From the little I’ve read about his book so far & from watching his Ted talk, I am now more than motivated to get the book. It struck me during the week as I was out walking my dog early one morning, that I’d, without any real effort or thought, adhered to three of his four suggestions. I hadn’t eaten anything after 7.30pm the night before, I’d gotten a good night’s sleep, I was out moving my body, in nature, getting light & fresh-air first thing in the morning & I wouldn’t be eating my breakfast until after the walk at c. 8am - thereby very easily, in fact, cruise-ily crushing the goal of his 12 hour ‘fast’.
And of course I love that Yoga so nicely & easily dovetails with his message; we can practice an energetic ‘plank-filled’ hour & get strong & warm; we can meditate for even a few minutes, focusing on our breath & fill a little pocket of time in our busy day with quiet, calm & stillness; we can practice Yoga Nidra & engage in ‘active rest’, doing our body, mind & spirit a power of healing good.

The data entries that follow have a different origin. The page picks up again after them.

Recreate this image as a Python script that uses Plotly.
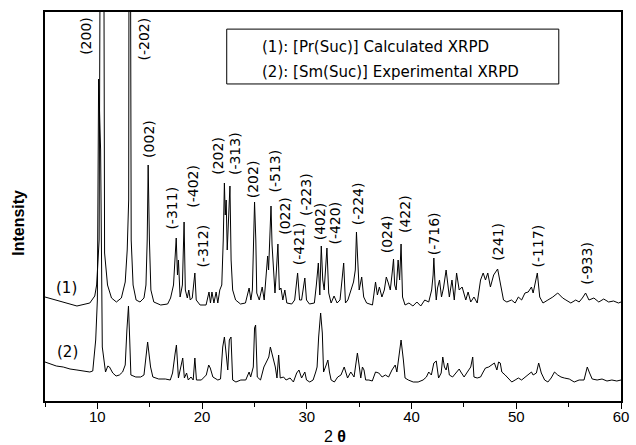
import plotly.graph_objects as go

# ---- data (2θ in degrees, intensity in arbitrary units) ----
two_theta_calc = [5.00, 6.45, 8.05, 9.28, 9.75, 9.93, 10.17, 10.31, 10.59, 10.69, 10.97, 11.35, 11.82, 12.29, 12.66, 12.85, 12.99, 13.04, 13.13, 13.23, 13.41, 13.70, 14.07, 14.45, 14.64, 14.76, 14.85, 14.97, 15.11, 15.39, 16.05, 16.71, 16.99, 17.27, 17.53, 17.65, 17.74, 17.90, 18.12, 18.28, 18.40, 18.59, 18.73, 18.87, 19.06, 19.31, 19.44, 19.81, 20.38, 20.66, 20.80, 20.94, 21.13, 21.34, 21.50, 21.69, 21.88, 22.02, 22.13, 22.21, 22.30, 22.40, 22.54, 22.66, 22.77, 22.92, 23.20, 23.67, 24.14, 24.49, 24.66, 24.80, 24.92, 25.01, 25.13, 25.22, 25.46, 25.74, 25.93, 26.11, 26.26, 26.35, 26.49, 26.58, 26.68, 26.82, 26.96, 27.10, 27.24, 27.38, 27.53, 27.71, 27.90, 28.09, 28.56, 28.84, 29.12, 29.31, 29.50, 29.81, 29.97, 30.25, 30.72, 30.91, 31.10, 31.24, 31.38, 31.52, 31.66, 31.92, 32.09, 32.32, 32.60, 32.89, 33.17, 33.52, 33.69, 33.92, 34.20, 34.46, 34.63, 34.74, 34.86, 35.00, 35.24, 35.43, 35.71, 36.27, 36.56, 36.74, 36.93, 37.17, 37.40, 37.59, 37.78, 37.97, 38.16, 38.28, 38.39, 38.53, 38.72, 38.86, 39.00, 39.14, 39.38, 39.75, 40.13, 40.51, 40.88, 41.26, 41.64, 41.92, 42.06, 42.13, 42.25, 42.36, 42.48, 42.67, 42.86, 43.05, 43.30, 43.61, 43.86, 44.08, 44.30, 44.55, 44.83, 45.18, 45.40, 45.65, 45.96, 46.27, 46.59, 46.84, 47.06, 47.28, 47.53, 47.84, 48.22, 48.47, 48.78, 49.10, 49.54, 49.89, 50.20, 50.51, 50.83, 51.14, 51.45, 51.61, 51.75, 52.01, 52.24, 52.55, 53.02, 53.49, 53.96, 54.43, 54.74, 55.21, 55.68, 56.00, 56.31, 56.62, 56.94, 57.41, 57.88, 58.35, 58.82, 59.29, 59.76, 60.00]
intensity_calc = [104, 100, 95, 98, 105, 116, 161, 600, 600, 148, 116, 103, 99, 103, 119, 151, 201, 600, 600, 161, 116, 101, 99, 103, 116, 161, 236, 161, 111, 99, 96, 97, 103, 116, 163, 126, 141, 104, 116, 179, 111, 103, 111, 101, 103, 128, 101, 96, 96, 109, 98, 109, 98, 109, 98, 111, 116, 161, 218, 186, 201, 151, 181, 215, 141, 111, 101, 97, 98, 113, 101, 111, 161, 199, 161, 108, 101, 114, 101, 126, 145, 131, 161, 195, 156, 128, 108, 131, 157, 111, 113, 101, 111, 98, 97, 101, 128, 101, 101, 123, 101, 97, 98, 116, 138, 106, 155, 121, 111, 153, 108, 98, 105, 98, 101, 138, 98, 101, 111, 119, 131, 169, 141, 111, 124, 104, 98, 96, 119, 106, 114, 104, 111, 124, 118, 111, 129, 142, 116, 111, 141, 121, 157, 104, 96, 98, 95, 99, 95, 101, 99, 111, 126, 143, 116, 101, 113, 121, 104, 113, 131, 104, 121, 101, 128, 111, 114, 101, 109, 99, 104, 98, 121, 128, 121, 128, 114, 126, 132, 118, 101, 99, 101, 98, 104, 101, 108, 109, 114, 108, 116, 128, 104, 98, 101, 104, 108, 103, 101, 98, 101, 99, 103, 108, 101, 103, 99, 102, 99, 100, 98, 99]

two_theta_exp = [5.00, 5.51, 6.08, 6.74, 7.39, 8.05, 8.71, 9.28, 9.56, 9.65, 9.84, 10.00, 10.12, 10.31, 10.47, 10.78, 11.00, 11.16, 11.47, 11.79, 12.10, 12.41, 12.66, 12.82, 12.97, 13.09, 13.20, 13.67, 14.14, 14.45, 14.61, 14.80, 15.08, 15.30, 15.86, 16.49, 16.96, 17.18, 17.43, 17.55, 17.74, 18.00, 18.15, 18.31, 18.52, 18.68, 18.94, 19.15, 19.31, 19.46, 19.93, 20.40, 20.63, 20.78, 21.03, 21.50, 21.76, 21.97, 22.13, 22.29, 22.45, 22.60, 22.76, 22.92, 23.23, 23.70, 24.17, 24.49, 24.64, 24.89, 25.01, 25.11, 25.27, 25.58, 25.90, 26.14, 26.37, 26.52, 26.68, 26.84, 26.99, 27.15, 27.31, 27.46, 27.78, 28.02, 28.40, 28.72, 29.03, 29.25, 29.50, 29.81, 29.97, 30.28, 30.60, 30.85, 30.98, 31.13, 31.32, 31.48, 31.60, 31.85, 32.01, 32.16, 32.32, 32.63, 32.95, 33.26, 33.57, 33.89, 34.20, 34.51, 34.83, 34.99, 35.15, 35.31, 35.46, 35.62, 35.93, 36.25, 36.56, 36.87, 37.19, 37.50, 37.81, 38.13, 38.44, 38.60, 38.81, 39.00, 39.22, 39.38, 39.69, 40.16, 40.63, 41.10, 41.42, 41.64, 41.89, 42.13, 42.36, 42.58, 42.83, 42.98, 43.14, 43.30, 43.45, 43.61, 43.92, 44.24, 44.55, 44.71, 45.02, 45.33, 45.65, 45.84, 45.96, 46.27, 46.59, 46.84, 47.06, 47.37, 47.68, 47.91, 48.15, 48.31, 48.47, 48.62, 48.94, 49.25, 49.57, 49.89, 50.20, 50.51, 50.83, 51.14, 51.45, 51.61, 51.92, 52.14, 52.39, 52.71, 53.02, 53.33, 53.65, 53.96, 54.27, 54.59, 55.06, 55.53, 56.00, 56.47, 56.78, 57.00, 57.25, 57.72, 58.19, 58.66, 59.13, 59.60, 60.00]
intensity_exp = [39, 37, 35, 34, 32, 31, 30, 29, 30, 43, 61, 101, 322, 251, 54, 29, 35, 34, 28, 25, 26, 29, 36, 71, 95, 61, 26, 24, 24, 26, 41, 59, 34, 24, 22, 22, 21, 28, 48, 56, 23, 34, 43, 23, 28, 21, 24, 21, 43, 21, 21, 26, 36, 33, 24, 21, 22, 54, 64, 48, 31, 61, 64, 21, 19, 21, 21, 29, 24, 34, 73, 76, 24, 21, 34, 39, 44, 54, 48, 41, 34, 23, 46, 23, 24, 21, 23, 19, 28, 31, 23, 29, 21, 19, 21, 29, 34, 64, 88, 68, 29, 36, 41, 29, 21, 19, 24, 26, 34, 23, 29, 24, 48, 36, 23, 34, 31, 21, 21, 20, 29, 28, 24, 26, 24, 31, 36, 29, 48, 61, 41, 23, 21, 19, 19, 21, 24, 29, 26, 38, 40, 23, 28, 44, 34, 31, 38, 26, 24, 28, 32, 29, 24, 29, 34, 44, 24, 23, 24, 29, 33, 34, 36, 38, 31, 39, 38, 29, 26, 23, 19, 21, 23, 21, 24, 26, 29, 26, 28, 38, 28, 21, 19, 23, 29, 26, 24, 23, 22, 19, 21, 21, 34, 28, 22, 21, 22, 20, 21, 20, 21]

hkl_labels = ["(200)", "(-202)", "(002)", "(-311)", "(-402)", "(-312)", "(202)", "(-313)", "(202)",
              "(-513)", "(022)", "(-421)", "(-223)", "(402)", "(-420)", "(-224)", "(024)", "(422)",
              "(-716)", "(241)", "(-117)", "(-933)"]
hkl_two_theta = [8.90, 14.45, 14.92, 17.04, 19.06, 20.00, 21.50, 23.10, 24.89,
                 26.87, 27.90, 29.22, 29.88, 31.29, 32.60, 34.86, 37.68, 39.38,
                 42.11, 48.22, 51.98, 56.69]
hkl_label_base = [344, 339, 241, 169, 191, 131, 224, 224, 201,
                  206, 164, 134, 183, 159, 154, 174, 146, 166,
                  144, 138, 131, 114]

x_ticks = [10, 20, 30, 40, 50, 60]
legend_lines = ["(1): [Pr(Suc)] Calculated XRPD", "(2): [Sm(Suc)] Experimental XRPD"]

FONT = "DejaVu Sans"

fig = go.Figure()
fig.add_trace(go.Scatter(x=two_theta_calc, y=intensity_calc, mode="lines",
                         line=dict(color="black", width=1), showlegend=False))
fig.add_trace(go.Scatter(x=two_theta_exp, y=intensity_exp, mode="lines",
                         line=dict(color="black", width=1), showlegend=False))

annotations = []
for lab, xx, yy in zip(hkl_labels, hkl_two_theta, hkl_label_base):
    annotations.append(dict(x=xx, y=yy, xref="x", yref="y", text=lab, textangle=-90,
                            showarrow=False, xanchor="center", yanchor="bottom",
                            font=dict(family=FONT, size=14, color="black")))

annotations.append(dict(x=7.02, y=113, xref="x", yref="y", text="(1)", showarrow=False,
                        font=dict(family=FONT, size=15, color="black")))
annotations.append(dict(x=7.11, y=49, xref="x", yref="y", text="(2)", showarrow=False,
                        font=dict(family=FONT, size=15, color="black")))

for i, (txt, yp) in enumerate(zip(legend_lines, [0.910, 0.846])):
    annotations.append(dict(x=0.373, y=yp, xref="paper", yref="paper", text=txt,
                            showarrow=False, xanchor="left", yanchor="middle",
                            font=dict(family=FONT, size=15, color="black")))

annotations.append(dict(x=-0.0455, y=0.4576, xref="paper", yref="paper", text="<b>Intensity</b>",
                        textangle=-90, showarrow=False, xanchor="center", yanchor="middle",
                        font=dict(family="Liberation Sans, Arial", size=16, color="black")))
annotations.append(dict(x=0.504, y=-0.0925, xref="paper", yref="paper", text="2 <b>θ</b>",
                        showarrow=False, xanchor="center", yanchor="middle",
                        font=dict(family="Liberation Sans, Arial", size=16, color="black")))

fig.update_layout(
    width=636, height=445,
    margin=dict(l=45, r=7, t=12, b=44),
    paper_bgcolor="white", plot_bgcolor="white",
    annotations=annotations,
    shapes=[dict(type="rect", xref="paper", yref="paper", x0=0.3155, x1=0.892, y0=0.815, y1=0.956,
                 line=dict(color="black", width=1), fillcolor="rgba(0,0,0,0)")],
    xaxis=dict(range=[5, 60], tickvals=x_ticks, ticktext=[str(t) for t in x_ticks],
               ticks="outside", ticklen=6, tickwidth=1, tickcolor="black",
               ticklabelstandoff=-5,
               minor=dict(dtick=5, tick0=5, ticks="outside", ticklen=4, tickcolor="black"),
               showline=True, linecolor="black", linewidth=2, mirror=True,
               showgrid=False, zeroline=False,
               tickfont=dict(family="Liberation Sans, Arial", size=15, color="black")),
    yaxis=dict(range=[0, 389], showticklabels=False, ticks="",
               showline=True, linecolor="black", linewidth=2, mirror=True,
               showgrid=False, zeroline=False),
)

fig.write_html("out.html")
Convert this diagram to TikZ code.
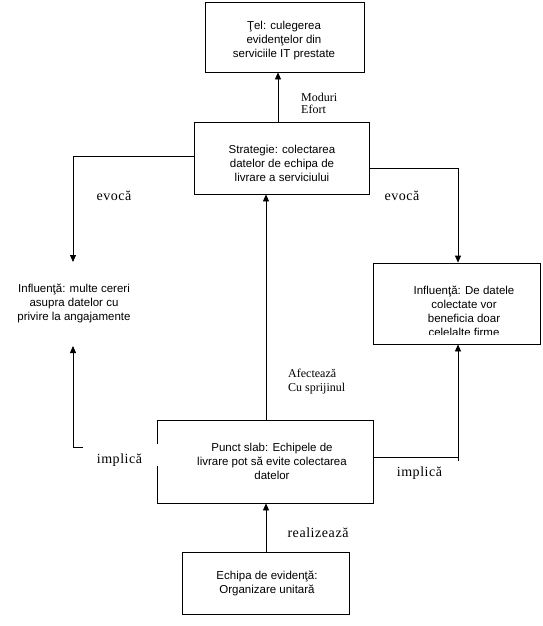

And we can invite the Yogic philosophy of ‘santosha’ into our lives; bringing a sense of contentment into our lives; being satisfied with all that we already have & letting go of excess striving & the pointlessness & pain of comparison & all the unhappiness that brings.
So it doesn’t have to be hard, arduous, detailed or complex but help might be needed & welcome on this path to wellbeing. I am looking forward to seeing what else he has to share in the book. It’s on sale widely now & I just spotted it reduced on the great Irish book shop (Kenny’s of Galway) to boot. One recommendation of his I am going to try this Sunday (& hopefully all Sundays henceforth) is the ‘Electronic Sabbath’ - mobile phone & laptop off & away ALL DAY… Gulp. I shall (hopefully) happily report back…
Wishing you a restful & happy weekend, filled with sunshine, play, fun & all kinds of good things.